Over half of London vendors withdrawing properties rather than cutting prices

More than half of properties in expensive areas of London were withdrawn during the second quarter of 2017.

Data from LonRes shows half of properties in prime central London – which includes central boroughs of Westminster, and Kensington & Chelsea, as well as Docklands – and almost 60% in surrounding areas were withdrawn.

LonRes attributes this to vendors’ unwillingness to cut prices.

A report from the data company says the number of withdrawals regularly increases when the market is affected by changes such as by Stamp Duty.

The rate of withdrawals hit a high of 62% last year amid the introduction of the additional Stamp Duty rate, and only 38% of properties in the most upmarket areas were sold rather than withdrawn during the second quarter of 2016.

LonRes was more positive about the most recent quarter, stating: “In the second quarter, half of properties removed from the market had found a buyer, compared with just 38% over the same three months last year.

“This, coupled with more encouraging transaction figures emerging from prime central London, could signal a rise in sales activity for the remainder of the year.”

The LonRes comment of course neglects to mention that if 50% of properties sold rather than getting withdrawn, another half also were taken off rather than completed on, as the graph below shows.
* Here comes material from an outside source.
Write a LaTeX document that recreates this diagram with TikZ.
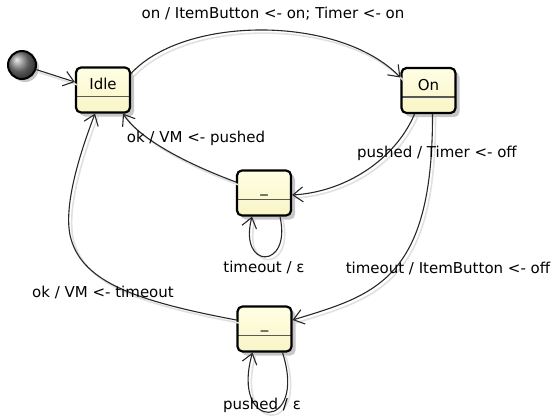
\documentclass[tikz,border=0pt]{standalone}
\usepackage{fontspec}
\setmainfont{DejaVu Sans}
\usepackage{tikz}
\usetikzlibrary{arrows.meta,shadows,calc}
\definecolor{stfill}{RGB}{255,254,228}
\definecolor{stfilldark}{RGB}{249,245,198}
\definecolor{edgegray}{RGB}{40,40,40}
\tikzstyle{state}=[rectangle, rounded corners=5pt, draw=black, line width=2.2pt,
  top color=stfill, bottom color=stfilldark, minimum width=54pt, minimum height=45pt,
  inner sep=0pt, text height=10pt, text depth=11pt,
  drop shadow={shadow xshift=4pt, shadow yshift=-4pt, fill=black!22, opacity=1},
  path picture={\draw[black!65, line width=1.4pt]
    ([yshift=16pt]path picture bounding box.south west) --
    ([yshift=16pt]path picture bounding box.south east);}]
\tikzstyle{trans}=[edgegray, line width=1.1pt, -{Straight Barb[length=10pt,width=15pt]},
  preaction={draw=black!12, line width=1.6pt, -, transform canvas={shift={(3pt,-3pt)}}}]
\tikzstyle{lbl}=[inner sep=1pt]

\begin{document}
\begin{tikzpicture}[x=1pt, y=-1pt, every node/.style={font=\fontsize{15}{17}\selectfont}]
  \useasboundingbox (0,0) rectangle (558,416);

  % ── states ─────────────────────────────────────────────────────────────────
  \node[circle, draw=black, line width=2pt, minimum size=28pt, inner sep=0pt,
        ball color=black!50, drop shadow={shadow xshift=3pt, shadow yshift=-3pt, fill=black!22, opacity=1}]
    (init) at (22,65) {};
  \node[state] (Idle) at (103,90) {Idle};
  \node[state] (On) at (428.5,90.5) {On};
  \node[state] (wait) at (264,193) {\_};
  \node[state] (timed) at (264.5,329) {\_};

  % ── transitions ────────────────────────────────────────────────────────────
  \draw[trans] (init) -- ($(Idle.west)+(0,-8)$);
  \draw[trans] ($(Idle.north east)+(0,7)$) .. controls (185,15) and (340,15) .. ($(On.west)+(0,-13)$);
  \draw[trans] ($(On.south)+(-14,0)$) .. controls (395,160) and (345,192) .. ($(wait.east)+(0,2)$);
  \draw[trans] ($(wait.west)+(0,-11)$) .. controls (190,165) and (140,140) .. ($(Idle.south)+(20,0)$);
  \draw[trans] ($(wait.south)+(16,0)$) .. controls (292,270) and (238,270) .. ($(wait.south)+(-12,0)$);
  \draw[trans] ($(On.south)+(4,0)$) .. controls (433,280) and (375,295) .. ($(timed.east)+(0,-9)$);
  \draw[trans] ($(timed.west)+(0,-9)$) .. controls (130,300) and (80,280) .. (70,235)
    .. controls (63,200) and (85,140) .. ($(Idle.south)+(-8,0)$);
  \draw[trans] ($(timed.south)+(18,0)$) .. controls (308,432) and (230,432) .. ($(timed.south)+(-12,0)$);

  % ── labels ─────────────────────────────────────────────────────────────────
  \node[lbl] (lOn) at (273,14) {on / ItemButton <- on; Timer <- on};
  \node[lbl] (lPushOk) at (196,138) {ok / VM <- pushed};
  \node[lbl] (lPushed) at (437,153) {pushed / Timer <- off};
  \node[lbl] (lLoopA) at (264,267) {timeout / ε};
  \node[lbl] (lTimeout) at (448,268) {timeout / ItemButton <- off};
  \node[lbl] (lTimeOk) at (103,292) {ok / VM <- timeout};
  \node[lbl] (lLoopB) at (262,405) {pushed / ε};

\end{tikzpicture}
\end{document}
Its quarterly residential review showed transactions in the small PCL marketplace were up 3% year-on-year, but sales in prime London – generally less central north and western parts of the capital – and prime fringe – the south east and west of London – were down 12% and 16% respectively.

For anyone outside London or baffled by the prime terms, the table below shows the postcodes considered prime central, such as Kensington; prime London, such as London Bridge; and prime fringe such as Marylebone and Hampstead.

An agents’ poll in the report also revealed that 78% conduct ten or more viewings before receiving an offer, and just 29% expect transactions to increase over the next 12 months. More than half (53%) expect transactions to fall.